7 IPO roadshow mistakes to avoid

Illustration courtesy of  Frits Ahlefeldt-Laurvig on Flickr

Illustration courtesy of
Frits Ahlefeldt-Laurvig on Flickr

Rob Swystun, Pristine Advisers

The art of storytelling isn’t just something you have to master to write great fiction. It comes in handy for a lot of different things, including your initial public offering roadshow, where you try to convince people to invest in or partner with your company.

In an IPO roadshow presentation, you will typically have 30 minutes for the pitch and 30 minutes for being peppered with questions, writes Elizabeth MacBride for Forbes. To maximize the strength of your pitch, you should be framing it as a narrative because presentations are boring, but stories are fun. So, add a little story to your presentation and you’ve got something that will not only keep people awake, it may even convince them to throw some cash your way.

Now, the whole “have a narrative” thing is nothing new. In fact, you’ve probably heard it hundreds of times by now. But, just having a narrative isn’t enough. You also have to use it effectively. And that’s where learning from others’ mistakes comes into play.

To figure out the top mistakes companies make with their IPO roadshow pitches, MacBride spoke with Brad Kinnish, director of investment banking at Deutsche Bank, Kristian Andersen, founder of consultancy firm Studio Science, and Nathan Sinsabaugh, the design director at Indianapolis-based design firm Rally.

“It’s become theater,” MacBride quotes Sinsabaugh as saying. “Brand messaging, storytelling and design used to not be a consideration a decade ago.”

As MacBride points out, more services and products are being commoditized, which means brand, culture and story are some of the few differentiators left between companies.

To effectively get their message across, companies often have to (and should) decrease their amount of slides from north of 80 to south of 35. To do that, a company needs to stick to highlighting five key themes that effectively tell the firm’s story. This includes the difficult theme of what makes your company different.
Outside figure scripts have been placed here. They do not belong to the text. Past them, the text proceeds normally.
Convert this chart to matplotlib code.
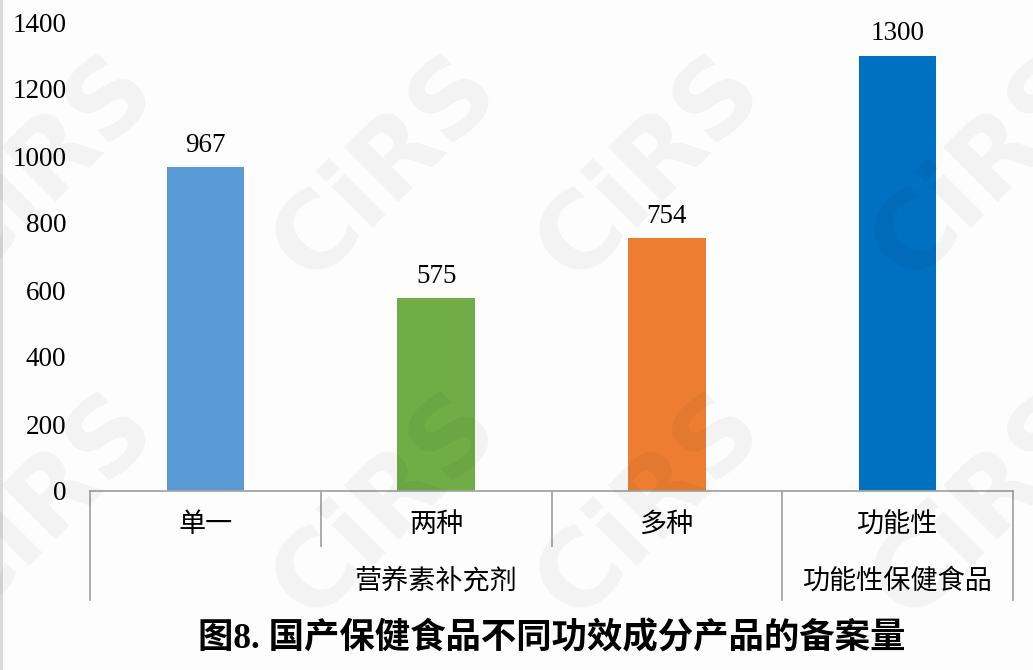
import matplotlib
matplotlib.use("Agg")
import matplotlib.pyplot as plt
from matplotlib.lines import Line2D
from matplotlib.patches import Rectangle

categories = ["单一", "两种", "多种", "功能性"]
groups = ["营养素补充剂", "功能性保健食品"]
group_sizes = [3, 1]
values = [967, 575, 754, 1300]
colors = ["#5B9BD5", "#70AD47", "#ED7D31", "#0070C0"]
yticks = [0, 200, 400, 600, 800, 1000, 1200, 1400]
title = "图8. 国产保健食品不同功效成分产品的备案量"
watermark = "CiRS"

FAM = ["Liberation Serif", "Noto Sans CJK SC", "DejaVu Sans"]
plt.rcParams["font.family"] = FAM

W, H = 1033, 670
fig = plt.figure(figsize=(W / 100, H / 100), dpi=100, facecolor="#FDFDFD")
L, R, B, T = 90 / W, 1013 / W, 1 - 491 / H, 1 - 22 / H
ax = fig.add_axes([L, B, R - L, T - B])
ax.set_facecolor("none")

x = list(range(len(categories)))
ax.bar(x, values, width=0.335, color=colors, zorder=2)
for xi, v in zip(x, values):
    ax.text(xi, v + 28, str(v), ha="center", va="bottom", fontsize=19.5, family=FAM)

ax.set_xlim(-0.5, len(categories) - 0.5)
ax.set_ylim(0, 1400)
ax.set_yticks(yticks)
ax.set_yticklabels([str(t) for t in yticks], fontsize=19.5)
ax.tick_params(axis="y", length=0, pad=17)
ax.set_xticks([])
for s in ["top", "right", "left"]:
    ax.spines[s].set_visible(False)
ax.spines["bottom"].set_color("#A6A6A6")
ax.spines["bottom"].set_linewidth(1.3)

# hierarchical axis labels
def fx(xd):
    return L + (xd + 0.5) / len(categories) * (R - L)

lc = "#A6A6A6"
row1_bottom = 1 - 546 / H
row2_bottom = 1 - 600 / H
bounds = [0]
for g in group_sizes:
    bounds.append(bounds[-1] + g)
for b in range(len(categories) + 1):
    xf = L + b / len(categories) * (R - L)
    yb = row2_bottom if b in bounds else row1_bottom
    fig.add_artist(Line2D([xf, xf], [B, yb], color=lc, lw=1.3, transform=fig.transFigure))
for i, c in enumerate(categories):
    fig.text(fx(i), 1 - 525 / H, c, ha="center", va="center", fontsize=19.5,
             family=["Noto Sans CJK SC"], fontweight="light")
for gi, g in enumerate(groups):
    start, end = bounds[gi], bounds[gi + 1]
    xc = L + (start + end) / 2 / len(categories) * (R - L)
    fig.text(xc, 1 - 581 / H, g, ha="center", va="center", fontsize=19.5,
             family=["Noto Sans CJK SC"], fontweight="light")

fig.text(552 / W, 1 - 639 / H, title, ha="center", va="center", fontsize=25.5,
         fontweight="bold", family=["Liberation Serif", "Noto Sans CJK SC"])

# thin left border strip
fig.add_artist(Rectangle((0, 0), 3 / W, 1, transform=fig.transFigure,
                         facecolor="#DADADA", edgecolor="none"))

# watermark tiles
for row_y in [168, 506]:
    for col_x in [43, 386, 650, 985]:
        fig.text(col_x / W, 1 - row_y / H, watermark, ha="center", va="center",
                 fontsize=76, fontweight="bold", rotation=45, color="black",
                 alpha=0.045, family=["DejaVu Sans"], zorder=10)

fig.savefig("out.png", dpi=100, facecolor=fig.get_facecolor())
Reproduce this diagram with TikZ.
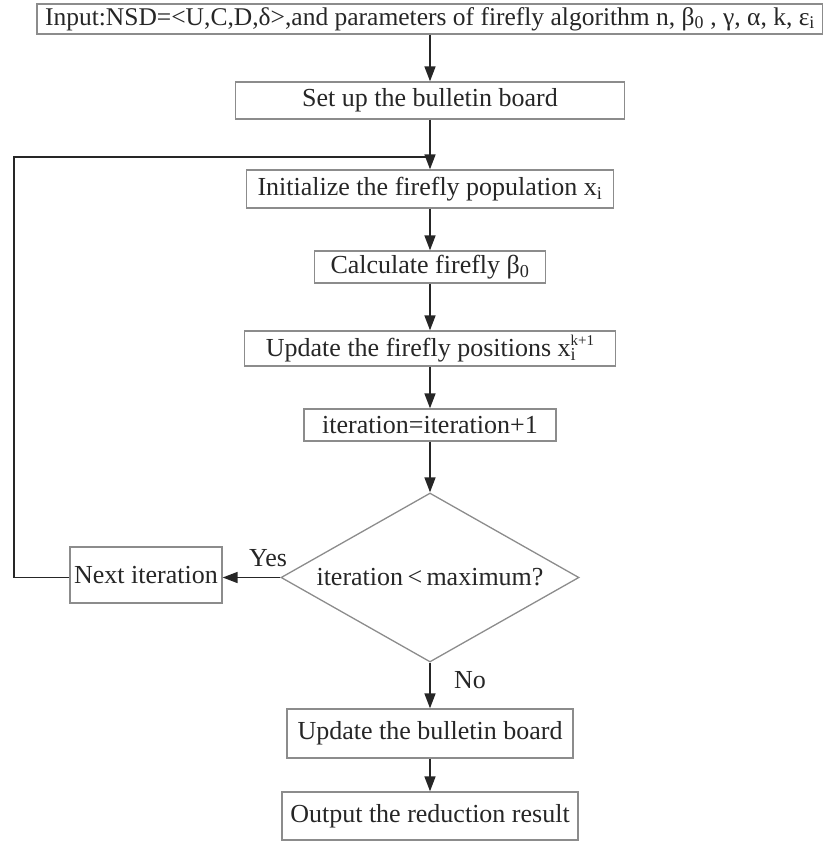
\documentclass[tikz,border=0pt]{standalone}
\usepackage{fontspec}
\setmainfont{Liberation Serif}
\usetikzlibrary{shapes.geometric,arrows.meta}
\begin{document}
\begin{tikzpicture}[x=1pt,y=-1pt,
  box/.style={draw=black!45,line width=1.3pt,inner sep=0pt,text=black!85,font=\fontsize{26}{28}\selectfont,anchor=center},
  conn/.style={draw=black!85,line width=1.6pt,-{Triangle[length=15pt,width=11pt]}},
  plain/.style={draw=black!85,line width=1.6pt},
  lbl/.style={text=black!85,font=\fontsize{26}{28}\selectfont}]
\useasboundingbox (0,0) rectangle (822,848);
\node[box,minimum width=786pt,minimum height=30pt,font=\fontsize{25.5}{27}\selectfont] (in) at (430,19) {Input:NSD=<U,C,D,δ>,and parameters of firefly algorithm n, β\textsubscript{0} , γ, α, k, ε\textsubscript{i}};
\node[box,minimum width=389pt,minimum height=37pt] (set) at (430,100.5) {Set up the bulletin board};
\node[box,minimum width=367pt,minimum height=38pt] (init) at (430,189) {Initialize the firefly population x\textsubscript{i}};
\node[box,minimum width=231pt,minimum height=32pt] (calc) at (430,267) {Calculate firefly β\textsubscript{0}};
\node[box,minimum width=371pt,minimum height=35pt] (upd) at (430,348.5) {Update the firefly positions x\rlap{\textsubscript{i}}\raisebox{11pt}{\fontsize{15}{15}\selectfont k+1}};
\node[box,minimum width=252pt,minimum height=32pt] (iter) at (430,425) {iteration=iteration+1};
\node[box,shape=diamond,shape aspect=1.76,minimum width=298pt,minimum height=169pt] (dec) at (430,577.5) {iteration\,<\,maximum?};
\node[box,minimum width=152pt,minimum height=56pt] (next) at (146,575) {Next iteration};
\node[box,minimum width=286pt,minimum height=49pt] (ub) at (430,733.5) {Update the bulletin board};
\node[box,minimum width=296pt,minimum height=48pt] (out) at (430,816) {Output the reduction result};
\coordinate (c1) at (14,157);
\coordinate (c2) at (430,157);
\draw[conn] (in.south -| set.north) -- (set.north);
\draw[conn] (set.south) -- (init.north);
\draw[conn] (init.south) -- (calc.north);
\draw[conn] (calc.south) -- (upd.north);
\draw[conn] (upd.south) -- (iter.north);
\draw[conn] (iter.south) -- (dec.north);
\draw[conn] (dec.west) -- (next.east |- dec.west);
\draw[plain] (next.west |- dec.west) -| (c1) -- (c2);
\draw[conn] (dec.south) -- (ub.north);
\draw[conn] (ub.south) -- (out.north);
\node[lbl] (yes) at (268,558) {Yes};
\node[lbl] (no) at (470,680) {No};
\end{tikzpicture}
\end{document}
Companies who are looking to go public can help their IPO pitches by avoiding these seven common mistakes:

  1. Comparing your company to a different one

Comparing your company to an already successful company in another industry (à la “We’re the Airbnb of [insert industry here]”) is only helpful to you in casual conversation, MacBride says. However, if you’re relying on those types of comparisons during a pitch, Sinsabaugh says, you’re going to have problems.

Plus, MacBride adds, you open yourself up to the ol’ “I know Airbnb and you’re no Airbnb.” Not what you want.

  1. Concentrating too much on the past

While listing some accomplishments is helpful, relying too heavily on past accomplishments isn’t good. When you’re pitching your company, you are, in part, pitching its ability to be strategic and forward thinking. Looking back is, of course, the exact opposite of this.

However, you also cannot give the impression that you’re willing to immediately drop your company identity if the market goes a bit sour.

Sometimes a shift may be needed and you may want to start your public company life as something a bit different, but you will still need to clearly convey the reasons for that shift.

  1. Underestimating how much your attendees know

Thinking that you’re talking to people who have absolutely no knowledge about your company is what MacBride calls an absolute killer.

Investors are out there doing their homework on your company.

“They are experts at discerning truth from fiction,” Kinnish says. “If they find a chink in the armor they will be persistent in exploring that.”

  1. Forgetting about the culture

Company culture is important and needs to be addressed in at least one slide. This lets you talk about your employees (the people who actually make up your company) and to let investors know that you’re building the company for the long term.

  1. Getting defensive

If investors bring up a touchy subject for the company, immediately going on the defensive can spell doom for a pitch. You don’t want to skip over it, either, though.

“Enable it for a period of time,” Kinnish suggests, “and then say, ‘we’re happy to chat about this more. If there’s time remaining we can come back to it.’”

If you allow the questioning about a touchy subject to go on for too long, it may spiral out of control rather quickly.

  1. Leaving out the personality

The CEO gets to be the star of the show for a presentation and investors want to see who the CEO really is. It helps if the CEO is charismatic and high-impact, but regardless of the type of person the CEO is, they’ll need to work that into the presentation for authenticity. That’s not to say the CEO should go out of their way to be someone they’re not. But, the more they can let their personality shine through, the more authentic the pitch will be.

  1. Making the presentation too complex

US Securities and Exchange rules do not allow for investors to get a copy of the presentation, so you can’t make your charts and graphs too complex. They need to be focused, simple and convey one thing that the audience can grasp easily (namely; growth).

Also, colors matter, so keep that in mind. While bright colors are good, bright red has negative connotations (think; panic button or alarm) so you’ll want to stay away from that one.

If you have a strong narrative and you stick to keeping things simple and authentic, an IPO roadshow will likely have success. MacBride says they rarely fail completely, which she describes as having investors say they’ll buy the stock at much less than what the company believes it’s worth. “Doing a good job,” she says, “is the difference between pricing in your range and pricing above it.”